There is nothing, I repeat nothing as restful as being in your own house with no children about. Oh OK, yes, being in a hotel room with no children about, or in one of those sea huts in the Maldives, with no children about, but how the hell do you get away for more than a day or two to do that? That takes a lot of engineering, that does – family who are prepared to step in, people to do school pick-ups – and it also relies on your kids being old enough not to have a total shit-fit at the fact you’re going away.
So actual holidays, away from home, are a bit of a no-go without the kids. And let’s face it – what’s the point of having kids if you don’t schlepp them on holiday with you so that not only do you ruin your own opportunity for anything resembling relaxation, you ruin everyone else’s too? All the people on the plane, everyone in the queue for the luggage carousel, anyone in your vicinity at the same hotel… Lol. It’ll be fun, he said. Think of the excitement when they see the planes on the runway.
Just forget the away holidays and focus on what I’m telling you. The away holidays will always be there, whether it’s camping in the New Forest or jetting off to somewhere hot, and they will almost never be properly blissful. Even without kids in tow, there’s still the delay at the airport and the hire car that has scratches already on it but not marked on the damage sheet, that you don’t see until you’re halfway down the autostrade because you just wanted to “get on the road”. There’s the room not ready when you get there debacle, and then the noisy man in the nextdoor hotel room who likes to parade about in a towel taking business calls on his balcony at eleven o’ clock at night. If you’re camping then the tent will leak and you have to wee in a bush and eat food that has bits of charcoal in it.
Forget all of that, forget it all, and believe me when I say that the lone Staycation is the way forward. I had to shift heaven and earth to make my week off happen – I worked almost double the hours the week before it and I’m doing the same the week after – but it was worth every single second of eye strain and screeching stress levels.
I keep using the words “alone” and “lone” but of course Mr AMR was here a bit too. He hadn’t fully subscribed to my holiday idea and annoyingly kept going off to do things, like take stuff to the tip, or mow the lawn, but he was mostly about and it was lovely.
The best part was that there was a sort of mini demi-heatwave for the latter half of the week – I say demi-heatwave because the weather couldn’t quite decide if it was in Ibiza mode or Arctic mode. It felt like about 25 degrees with no wind blowing but if there was even the slightest breeze it was like being hosed down with a dry-ice machine. Thus I sat in my deckchair with only knickers on and a sunhat and had an old cardigan to cover myself with when the breeze got up. I devised a way of turning the cardigan into a wind-break-cum-cover-up by sliding one of the sleeves over the top part of the frame of the deckchair and, quite frankly, the genius of that invention alone made the Staycation worthwhile.

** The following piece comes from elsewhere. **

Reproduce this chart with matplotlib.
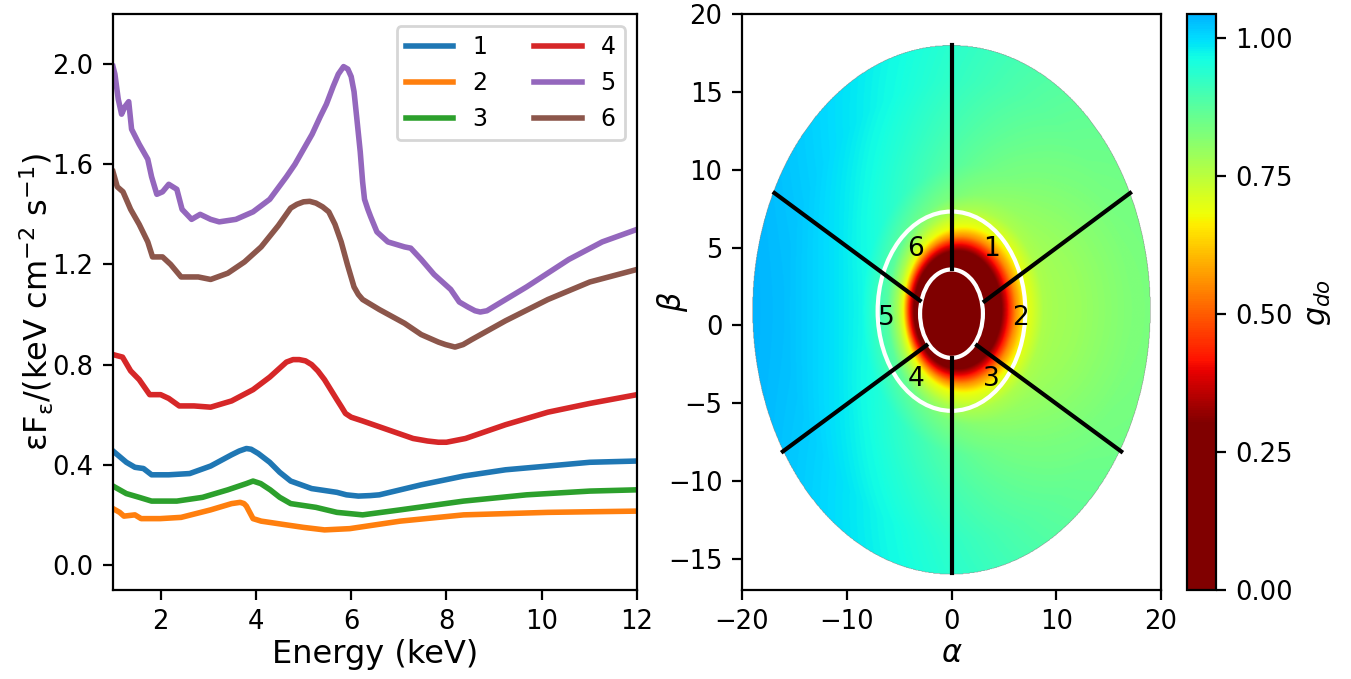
import numpy as np
import matplotlib
matplotlib.use("Agg")
import matplotlib.pyplot as plt
from matplotlib.colors import ListedColormap
from matplotlib.patches import Ellipse

# ---- left panel: spectra ----
E5 = [1.0, 1.04, 1.11, 1.18, 1.25, 1.33, 1.39, 1.55, 1.73, 1.81, 1.92, 2.04, 2.17, 2.34, 2.45, 2.65,
      2.83, 3.05, 3.23, 3.58, 3.94, 4.29, 4.64, 4.82, 5.0, 5.18, 5.35, 5.48, 5.62, 5.73, 5.84, 5.93,
      6.0, 6.06, 6.12, 6.19, 6.24, 6.28, 6.35, 6.41, 6.54, 6.77, 7.12, 7.25, 7.47, 7.74, 8.09, 8.27,
      8.45, 8.6, 8.71, 8.85, 8.98, 9.68, 10.57, 11.27, 12.0]
F5 = [1.99, 1.96, 1.86, 1.80, 1.83, 1.85, 1.74, 1.68, 1.62, 1.55, 1.48, 1.49, 1.52, 1.50, 1.42, 1.38,
      1.40, 1.38, 1.37, 1.38, 1.41, 1.46, 1.55, 1.60, 1.66, 1.72, 1.79, 1.84, 1.91, 1.96, 1.99, 1.98,
      1.95, 1.89, 1.78, 1.65, 1.53, 1.46, 1.42, 1.39, 1.33, 1.29, 1.27, 1.265, 1.22, 1.16, 1.10, 1.05,
      1.03, 1.015, 1.01, 1.015, 1.03, 1.11, 1.22, 1.29, 1.34]

E6 = [1.0, 1.09, 1.21, 1.37, 1.55, 1.73, 1.83, 2.04, 2.21, 2.43, 2.79, 3.05, 3.41, 3.76, 4.11,
      4.47, 4.73, 4.86, 5.0, 5.13, 5.26, 5.4, 5.53, 5.66, 5.79, 5.92, 6.06, 6.15, 6.24, 6.59, 7.12,
      7.47, 7.83, 7.98, 8.18, 8.35, 8.53, 9.24, 10.13, 11.01, 12.0]
F6 = [1.57, 1.51, 1.49, 1.42, 1.36, 1.29, 1.23, 1.23, 1.20, 1.15, 1.15, 1.14, 1.165, 1.21, 1.27,
      1.355, 1.425, 1.44, 1.45, 1.452, 1.445, 1.43, 1.41, 1.36, 1.29, 1.20, 1.11, 1.08, 1.06, 1.02, 0.965,
      0.92, 0.89, 0.88, 0.87, 0.88, 0.90, 0.975, 1.06, 1.13, 1.18]

E4 = [1.0, 1.2, 1.37, 1.55, 1.77, 2.0, 2.17, 2.39, 2.7, 3.05, 3.49, 3.94, 4.29, 4.64, 4.78, 4.91,
      5.04, 5.17, 5.3, 5.44, 5.57, 5.7, 5.8, 5.88, 6.0, 6.24, 6.77, 7.3, 7.6, 7.83, 8.0, 8.4, 9.24,
      10.13, 11.01, 12.0]
F4 = [0.84, 0.83, 0.775, 0.74, 0.68, 0.68, 0.665, 0.635, 0.635, 0.63, 0.655, 0.70, 0.75, 0.81, 0.82, 0.82,
      0.815, 0.80, 0.775, 0.74, 0.70, 0.66, 0.63, 0.605, 0.59, 0.575, 0.54, 0.505, 0.495, 0.49, 0.49, 0.505, 0.56,
      0.61, 0.645, 0.68]

E1 = [1.0, 1.28, 1.46, 1.64, 1.81, 2.17, 2.61, 3.05, 3.49, 3.65, 3.80, 3.9, 4.05, 4.29, 4.5, 4.73,
      5.17, 5.7, 5.9, 6.15, 6.4, 6.59, 7.47, 8.36, 9.24, 10.13, 11.01, 12.0]
F1 = [0.455, 0.41, 0.39, 0.385, 0.36, 0.36, 0.365, 0.395, 0.44, 0.455, 0.465, 0.462, 0.445, 0.41, 0.37, 0.335,
      0.305, 0.29, 0.28, 0.275, 0.277, 0.28, 0.32, 0.355, 0.38, 0.395, 0.41, 0.415]

E3 = [1.0, 1.28, 1.55, 1.81, 2.34, 2.88, 3.41, 3.8, 3.94, 4.1, 4.3, 4.5, 4.73, 5.26, 5.7, 6.24,
      7.03, 8.36, 9.68, 11.01, 12.0]
F3 = [0.315, 0.285, 0.27, 0.255, 0.255, 0.27, 0.30, 0.325, 0.335, 0.325, 0.30, 0.27, 0.245, 0.23, 0.21, 0.20,
      0.22, 0.255, 0.28, 0.295, 0.30]

E2 = [1.0, 1.14, 1.23, 1.46, 1.59, 1.99, 2.43, 3.05, 3.49, 3.67, 3.75, 3.80, 3.87, 3.94, 4.11, 4.64,
      5.0, 5.44, 5.97, 7.03, 8.36, 10.13, 12.0]
F2 = [0.225, 0.21, 0.195, 0.20, 0.185, 0.185, 0.19, 0.22, 0.245, 0.25, 0.245, 0.235, 0.21, 0.185, 0.175, 0.16,
      0.15, 0.14, 0.145, 0.175, 0.20, 0.21, 0.215]

# ---- right panel: redshift map, profiles along the disk's horizontal axis ----
# distance from centre (alpha units) and g on the left / right side
d_left = [0.0, 3.6, 4.0, 4.3, 4.6, 5.1, 6.1, 8.6, 12.0, 16.0, 20.0]
g_left = [0.2, 0.3, 0.42, 0.55, 0.68, 0.77, 0.88, 0.97, 1.0, 1.03, 1.044]
d_right = [0.0, 4.8, 5.45, 6.1, 7.05, 8.8, 10.0, 12.0, 14.0, 17.0, 20.0]
g_right = [0.2, 0.3, 0.42, 0.55, 0.68, 0.77, 0.78, 0.79, 0.805, 0.825, 0.835]
disk_radius = 19.0
disk_center_beta = 1.0
disk_axis_ratio = 19.0 / 17.0

# spokes (inner point -> outer point) and region labels
spoke_a0 = [0.0, 0.0, 3.16, 2.44, -2.4, -3.03]
spoke_b0 = [3.6, -2.1, 1.55, -1.29, -1.29, 1.6]
spoke_a1 = [0.0, 0.0, 17.05, 16.2, -16.1, -16.9]
spoke_b1 = [18.0, -15.9, 8.5, -8.1, -8.1, 8.5]
ring_center = [0.75, 0.91]
ring_half_a = [3.0, 7.05]
ring_half_b = [2.84, 6.4]
region_names = ["1", "2", "3", "4", "5", "6"]
region_a = [3.8, 6.6, 3.8, -3.4, -6.2, -3.4]
region_b = [4.9, 0.45, -3.45, -3.45, 0.45, 4.9]

g_min, g_max, g_floor = 0.0, 1.044, 0.3

# colormap: flat dark red below g_floor, then jet reversed up to light blue
v = np.linspace(g_min, g_max, 512)
t = np.where(v < g_floor, 1.0, 1.0 - 0.7 * (v - g_floor) / (g_max - g_floor))
cmap = ListedColormap(plt.cm.jet(t))

# build map on a grid
alpha = np.linspace(-20, 20, 900)
beta = np.linspace(-17, 20, 900)
A, B = np.meshgrid(alpha, beta)
D = np.hypot(A, (B - disk_center_beta) * disk_axis_ratio)
c = np.divide(A, D, out=np.zeros_like(A), where=D > 0)
wR = (1 + c) / 2
dl, dr = np.array(d_left), np.array(d_right)
gl, gr = np.array(g_left), np.array(g_right)
G = np.full(A.shape, gl[-1])
for k in range(len(dl) - 1):
    lo = wR * dr[k] + (1 - wR) * dl[k]
    hi = wR * dr[k + 1] + (1 - wR) * dl[k + 1]
    glo = wR * gr[k] + (1 - wR) * gl[k]
    ghi = wR * gr[k + 1] + (1 - wR) * gl[k + 1]
    sel = (D >= lo) & (D < hi)
    f = (D - lo) / (hi - lo)
    G = np.where(sel, glo + f * (ghi - glo), G)
G = np.ma.masked_where(D > disk_radius, G)

plt.rcParams["xtick.labelsize"] = 9.3
plt.rcParams["ytick.labelsize"] = 9.3

fig = plt.figure(figsize=(1351 / 200, 679 / 200), dpi=200)

ax = fig.add_axes([113 / 1351, 89 / 679, 524 / 1351, 576 / 679])
colors = ["#1f77b4", "#ff7f0e", "#2ca02c", "#d62728", "#9467bd", "#8c564b"]
series = [(E1, F1), (E2, F2), (E3, F3), (E4, F4), (E5, F5), (E6, F6)]
for i, (e, f) in enumerate(series):
    ax.plot(e, f, color=colors[i], lw=2, label=str(i + 1), solid_joinstyle="round")
ax.set_xlim(1, 12)
ax.set_ylim(-0.1, 2.2)
ax.set_xticks([2, 4, 6, 8, 10, 12])
ax.set_yticks([0.0, 0.4, 0.8, 1.2, 1.6, 2.0])
ax.set_xlabel("Energy (keV)", fontsize=11.5)
ax.set_ylabel("εF$_\\mathregular{ε}$/(keV cm$^{-2}$ s$^{-1}$)", fontsize=11.5)
ax.xaxis.set_label_coords(0.5, -0.085)
ax.yaxis.set_label_coords(-0.108, 0.5)
ax.legend(ncol=2, loc="upper right", fontsize=8.5)

ax2 = fig.add_axes([742 / 1351, 89 / 679, 419 / 1351, 576 / 679])
im = ax2.imshow(G, extent=[-20, 20, -17, 20], origin="lower", aspect="auto",
                cmap=cmap, vmin=g_min, vmax=g_max, interpolation="bilinear")
for i in range(len(spoke_a0)):
    ax2.plot([spoke_a0[i], spoke_a1[i]], [spoke_b0[i], spoke_b1[i]], color="black", lw=1.5)
ax2.add_patch(Ellipse((0, ring_center[0]), 2 * ring_half_a[0], 2 * ring_half_b[0],
                      fill=False, ec="white", lw=1.5))
ax2.add_patch(Ellipse((0, ring_center[1]), 2 * ring_half_a[1], 2 * ring_half_b[1],
                      fill=False, ec="white", lw=1.5))
for name, a, b in zip(region_names, region_a, region_b):
    ax2.text(a, b, name, ha="center", va="center", fontsize=9.5)
ax2.set_xlim(-20, 20)
ax2.set_ylim(-17, 20)
ax2.set_xlabel(r"$\alpha$", fontsize=11)
ax2.set_ylabel(r"$\beta$", fontsize=11)
ax2.xaxis.set_label_coords(0.5, -0.085)
ax2.yaxis.set_label_coords(-0.124, 0.5)

cax = fig.add_axes([1187 / 1351, 89 / 679, 29 / 1351, 576 / 679])
cb = fig.colorbar(im, cax=cax, ticks=[0, 0.25, 0.5, 0.75, 1.0], format="%.2f")
cb.set_label(r"$g_{do}$", fontsize=11)

fig.savefig("out.png", dpi=200)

This Staycation was long overdue – I had actually booked it in at the start of January. I was so done in after moving house in the previous lockdown, and then Christmas with two kids who were permanently hyped, that I cleared any commitments for the first week back at school in January. No work calls, no work full stop, no house renovations, no cottage renovations, no visitors, no nothing. And then the third lockdown happened! Literally the night before my Staycation started. I’m embarrassed to admit that I did cry with disappointment. The promise of the Staycation, just a few hours a day with total quiet, had seen me through what was quite an intense Christmas.
Then, obviously, there was Home Schooling-ageddon, which went on for approximately eight years, and then, the day the kids finally went back to nursery/school, the floor restoration company moved in to sand and restain the floors and woodwork. Which I naively thought would take a week or so, but took seven. Seven weeks of noise and dust – I can only compare it to what I think it would be like if someone shrunk you and put you inside a hoover.

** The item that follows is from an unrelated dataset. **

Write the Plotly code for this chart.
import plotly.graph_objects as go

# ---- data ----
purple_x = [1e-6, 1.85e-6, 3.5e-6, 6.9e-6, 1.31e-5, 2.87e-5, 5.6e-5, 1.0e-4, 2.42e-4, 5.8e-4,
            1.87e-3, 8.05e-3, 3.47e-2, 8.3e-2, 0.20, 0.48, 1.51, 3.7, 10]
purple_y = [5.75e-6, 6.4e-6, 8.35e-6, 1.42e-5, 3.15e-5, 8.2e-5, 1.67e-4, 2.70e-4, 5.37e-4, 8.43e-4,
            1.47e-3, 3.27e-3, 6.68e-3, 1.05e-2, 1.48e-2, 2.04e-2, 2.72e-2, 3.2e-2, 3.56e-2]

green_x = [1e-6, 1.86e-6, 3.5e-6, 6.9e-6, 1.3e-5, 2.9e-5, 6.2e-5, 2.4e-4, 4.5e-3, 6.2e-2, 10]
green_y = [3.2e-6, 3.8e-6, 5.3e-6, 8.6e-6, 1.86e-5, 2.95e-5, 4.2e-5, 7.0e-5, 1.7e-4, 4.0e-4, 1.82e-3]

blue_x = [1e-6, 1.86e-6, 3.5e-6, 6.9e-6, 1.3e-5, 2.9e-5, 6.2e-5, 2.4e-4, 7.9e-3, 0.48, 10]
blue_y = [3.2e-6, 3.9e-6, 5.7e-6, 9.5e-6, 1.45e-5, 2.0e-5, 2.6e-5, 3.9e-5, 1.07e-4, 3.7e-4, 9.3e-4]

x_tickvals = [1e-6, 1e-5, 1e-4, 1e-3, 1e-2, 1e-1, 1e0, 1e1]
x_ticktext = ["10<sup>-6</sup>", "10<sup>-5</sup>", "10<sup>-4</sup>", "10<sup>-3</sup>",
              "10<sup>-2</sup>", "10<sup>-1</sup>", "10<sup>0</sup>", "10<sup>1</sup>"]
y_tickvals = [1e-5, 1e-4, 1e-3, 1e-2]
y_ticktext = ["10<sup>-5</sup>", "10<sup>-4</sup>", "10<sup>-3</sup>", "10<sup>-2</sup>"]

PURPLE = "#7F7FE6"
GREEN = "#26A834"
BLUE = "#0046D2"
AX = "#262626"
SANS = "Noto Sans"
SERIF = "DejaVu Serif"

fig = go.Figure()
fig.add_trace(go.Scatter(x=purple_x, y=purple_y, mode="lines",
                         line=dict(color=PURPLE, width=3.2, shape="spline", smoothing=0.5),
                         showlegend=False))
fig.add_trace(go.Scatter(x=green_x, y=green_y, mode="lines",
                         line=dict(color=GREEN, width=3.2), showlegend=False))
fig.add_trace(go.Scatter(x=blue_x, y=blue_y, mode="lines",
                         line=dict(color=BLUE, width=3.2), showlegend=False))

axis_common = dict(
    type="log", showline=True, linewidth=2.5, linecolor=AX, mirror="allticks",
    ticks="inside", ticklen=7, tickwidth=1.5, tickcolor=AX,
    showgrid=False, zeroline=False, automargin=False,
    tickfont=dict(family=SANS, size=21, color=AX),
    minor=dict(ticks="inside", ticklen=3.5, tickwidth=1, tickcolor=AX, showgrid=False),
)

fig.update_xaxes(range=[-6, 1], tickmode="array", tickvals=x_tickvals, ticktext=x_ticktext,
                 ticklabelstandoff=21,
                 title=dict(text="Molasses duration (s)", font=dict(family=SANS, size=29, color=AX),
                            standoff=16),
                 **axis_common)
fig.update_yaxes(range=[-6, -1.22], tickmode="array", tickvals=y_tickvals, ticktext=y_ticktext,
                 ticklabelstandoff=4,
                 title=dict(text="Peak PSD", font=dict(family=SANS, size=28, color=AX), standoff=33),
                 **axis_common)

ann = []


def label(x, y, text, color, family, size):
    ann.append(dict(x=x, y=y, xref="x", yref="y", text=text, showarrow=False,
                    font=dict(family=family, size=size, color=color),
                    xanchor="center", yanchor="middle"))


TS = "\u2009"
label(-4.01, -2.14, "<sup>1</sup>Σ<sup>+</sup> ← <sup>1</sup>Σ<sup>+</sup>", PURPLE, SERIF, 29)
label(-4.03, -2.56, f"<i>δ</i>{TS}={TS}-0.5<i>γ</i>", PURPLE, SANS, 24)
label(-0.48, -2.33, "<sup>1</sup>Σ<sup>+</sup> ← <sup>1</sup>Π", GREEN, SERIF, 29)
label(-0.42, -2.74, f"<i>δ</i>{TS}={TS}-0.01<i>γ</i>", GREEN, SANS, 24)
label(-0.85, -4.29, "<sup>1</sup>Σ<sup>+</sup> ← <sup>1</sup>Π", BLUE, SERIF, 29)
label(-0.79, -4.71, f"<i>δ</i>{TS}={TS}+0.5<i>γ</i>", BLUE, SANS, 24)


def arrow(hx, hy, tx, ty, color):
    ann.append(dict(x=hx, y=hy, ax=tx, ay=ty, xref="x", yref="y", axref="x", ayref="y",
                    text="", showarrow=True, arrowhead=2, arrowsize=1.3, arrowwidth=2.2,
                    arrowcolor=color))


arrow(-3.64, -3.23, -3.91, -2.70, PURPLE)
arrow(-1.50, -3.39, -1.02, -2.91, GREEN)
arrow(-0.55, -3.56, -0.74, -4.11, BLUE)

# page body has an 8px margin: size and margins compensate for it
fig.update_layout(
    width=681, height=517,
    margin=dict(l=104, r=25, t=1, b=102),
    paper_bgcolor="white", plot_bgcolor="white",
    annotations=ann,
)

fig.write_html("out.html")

So being able to walk around the house, with just the ticking of the clocks and the sound of the birds outside? Marvellous.
And on a soppy note, before you all think I’m cruel for wanting a holiday without my kids, the best part of each day was knowing that at three o’ clock sharp the house would be chaotic and noisy again. And that there would be unanswerable questions to answer and bickering to endure and little plates of food to dish out… The joy seems to be in the extremes, these days. Oh, the rollercoaster that is adult life!